Salı, Temmuz 28, 2009

İstanbul'dan ısmarladım

bu defa İstanbul'dan yazayım, değişiklik olsun. İstanbul sabahında yeni bulduğum bi grubun müziğini dinlerken, herkeslerin çoğu uyurken, neleri neleri düşlerken. bir süre sonra burda olmanın farkı kalmıyor, neden diye düşünürken. sürekli farklı olmasının farkında olarak yaşamanın pek de normal olmadığını hissedip, fark kendini artık hissettirmediğinde hüzne kapılmanın tuhaflığına sabah serinliği katılıyor. bugünlerde biraz gıcıklığım üstünde, asabiyim dememek için.
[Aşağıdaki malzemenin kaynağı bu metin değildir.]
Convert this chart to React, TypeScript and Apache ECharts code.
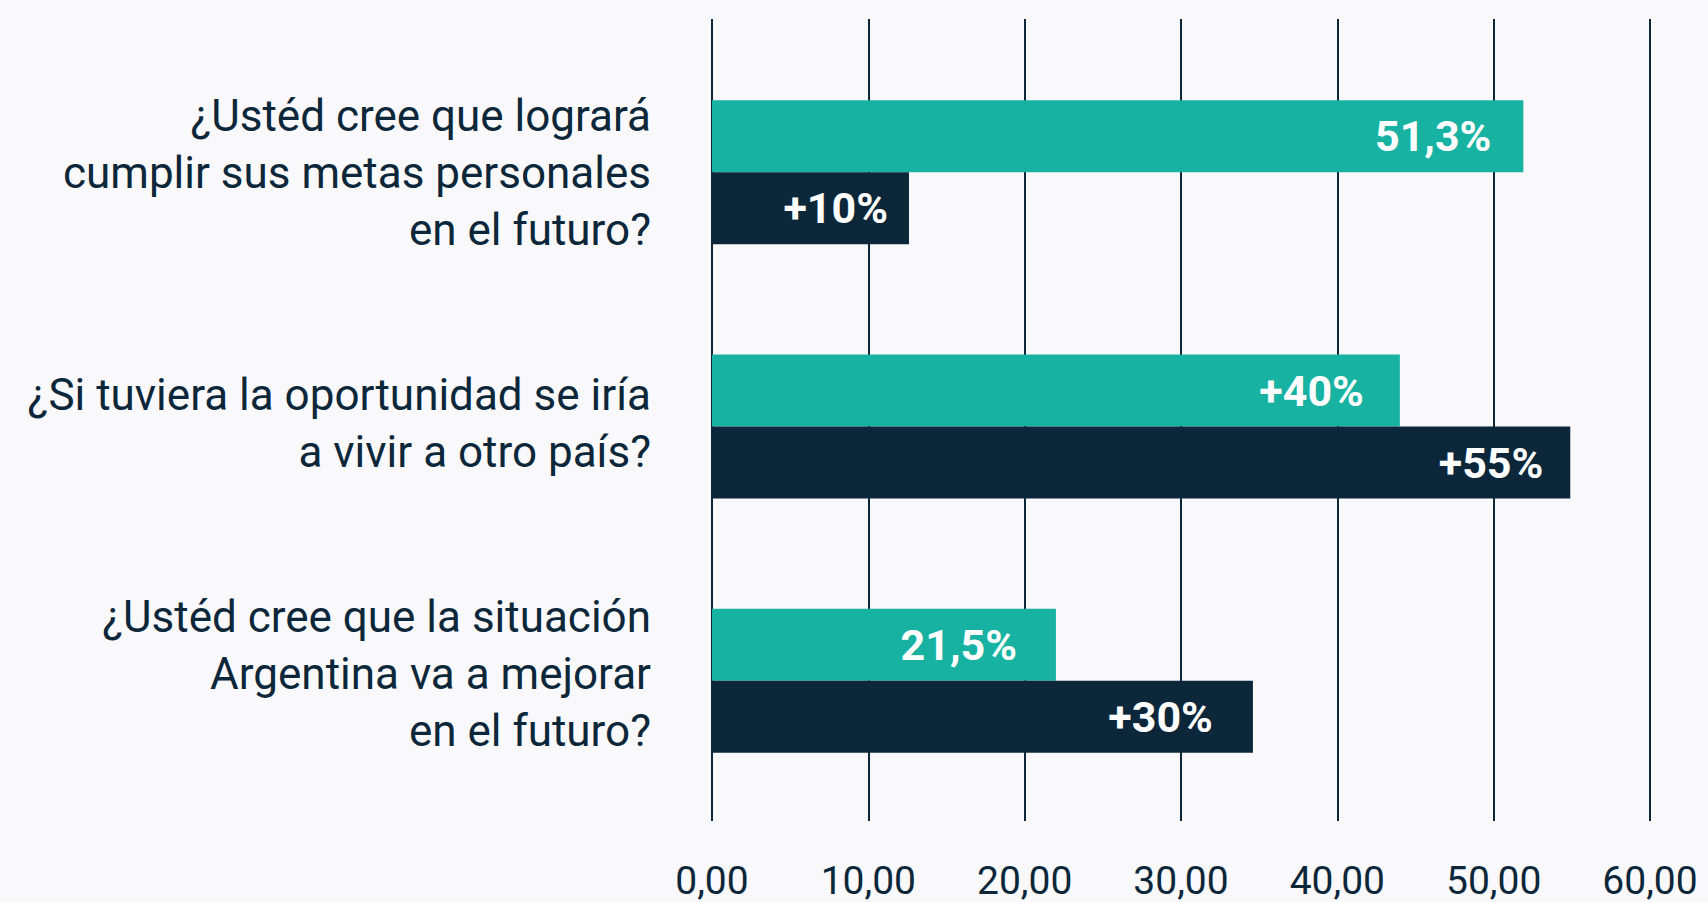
import React, { useEffect, useRef } from "react";
import * as echarts from "echarts";

const categories: string[] = [
  "¿Ustéd cree que logrará\ncumplir sus metas personales\nen el futuro?",
  "¿Si tuviera la oportunidad se iría\na vivir a otro país?",
  "¿Ustéd cree que la situación\nArgentina va a mejorar\nen el futuro?",
];
const tealValues: number[] = [51.9, 44.0, 22.0];
const tealLabels: string[] = ["51,3%", "+40%", "21,5%"];
const darkValues: number[] = [12.6, 54.9, 34.6];
const darkLabels: string[] = ["+10%", "+55%", "+30%"];
const axisMin = 0;
const axisMax = 60;
const axisInterval = 10;

// label inset from bar end (style only)
const tealInset: number[] = [32, 36, 39];
const darkInset: number[] = [21, 27, 40];

const TEAL = "#18b2a2";
const DARK = "#0c273a";
const BG = "#f9f9fb";
const FONT = "Roboto, 'Noto Sans', sans-serif";

export default function App() {
  const ref = useRef<HTMLDivElement>(null);
  useEffect(() => {
    if (!ref.current) return;
    const chart = echarts.init(ref.current, undefined, { renderer: "svg" });
    const labelStyle = (text: string, inset: number) => ({
      show: true,
      position: "insideRight" as const,
      distance: inset,
      color: "#ffffff",
      fontFamily: FONT,
      fontWeight: "bold" as const,
      fontSize: 43,
      formatter: text,
    });
    chart.setOption({
      animation: false,
      backgroundColor: BG,
      grid: [
        { left: 712, right: 58, top: 45, bottom: 94 },
        { left: 712, right: 58, top: 19, bottom: 81 },
        { left: 712, right: 58, top: 48, bottom: 103 },
      ],
      xAxis: [
        { type: "value", gridIndex: 0, min: axisMin, max: axisMax, interval: axisInterval, show: false },
        {
          type: "value",
          gridIndex: 1,
          min: axisMin,
          max: axisMax,
          interval: axisInterval,
          axisLine: { show: false },
          axisTick: { show: false },
          splitLine: { show: true, lineStyle: { color: DARK, width: 2 } },
          axisLabel: {
            margin: 40,
            fontSize: 39,
            fontFamily: FONT,
            color: DARK,
            formatter: (v: number) => v.toFixed(2).replace(".", ","),
          },
        },
        { type: "value", gridIndex: 2, min: axisMin, max: axisMax, show: false },
      ],
      yAxis: [
        {
          type: "category",
          gridIndex: 0,
          data: categories,
          inverse: true,
          axisLine: { show: false },
          axisTick: { show: false },
          splitLine: { show: false },
          axisLabel: { show: false },
        },
        { type: "value", gridIndex: 1, show: false },
        {
          type: "category",
          gridIndex: 2,
          data: categories,
          inverse: true,
          axisLine: { show: false },
          axisTick: { show: false },
          splitLine: { show: false },
          axisLabel: {
            margin: 61,
            fontSize: 44,
            lineHeight: 57,
            fontFamily: FONT,
            color: DARK,
            align: "right",
          },
        },
      ],
      series: [
        {
          type: "bar",
          xAxisIndex: 0,
          yAxisIndex: 0,
          barWidth: 72,
          barGap: "0%",
          itemStyle: { color: TEAL },
          data: tealValues.map((v, i) => ({ value: v, label: labelStyle(tealLabels[i], tealInset[i]) })),
          z: 3,
        },
        {
          type: "bar",
          xAxisIndex: 0,
          yAxisIndex: 0,
          barWidth: 72,
          barGap: "0%",
          itemStyle: { color: DARK },
          data: darkValues.map((v, i) => ({ value: v, label: labelStyle(darkLabels[i], darkInset[i]) })),
          z: 3,
        },
      ],
    });
    return () => chart.dispose();
  }, []);
  return (
    <div
      ref={ref}
      style={{ position: "fixed", left: 0, top: 0, width: 1708, height: 902, background: BG }}
    />
  );
}
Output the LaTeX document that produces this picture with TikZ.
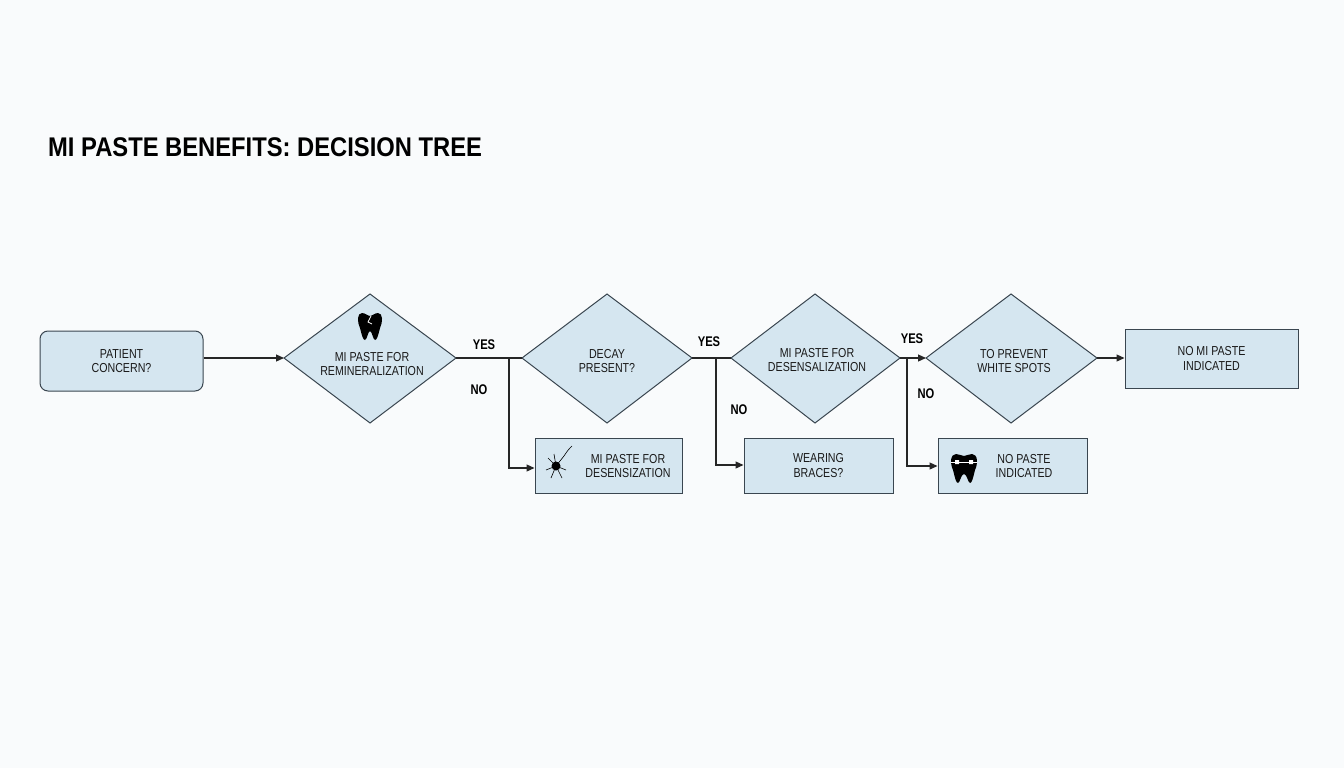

baudelaire'in paris eğreltilemelerini andıran pek çok istanbul güzellemesi var bu şehri sokak kadınına benzeten. eğreltileme kelimesi hala kullanılıyor mu bilmiyorum. oysa istanbul'un umrunda değil insanların onun hakkında ne düşündüğü, insanların onu sevip sevmediği. böyle düşünmeyi daha çok seviyorum istanbul hakkında. yollarından kıyılarından akıp yaşarken insanlar umru değil. sokaklarına mı tükürmüşler, ağaçlarına mı kurdele bağlamışlar, tünellerle delik deşik mi etmişler, umru değil.

şafak sökmeden tepelerinden elmaslar, zümrütler bocalanmış gibi ışıldıyor gecenin karanlığında, insanın gözünü alıyor. günün en güzel saatlerinde insanların neden uyuduklarını anlamıyorum, düşleri daha mı güzel geceden?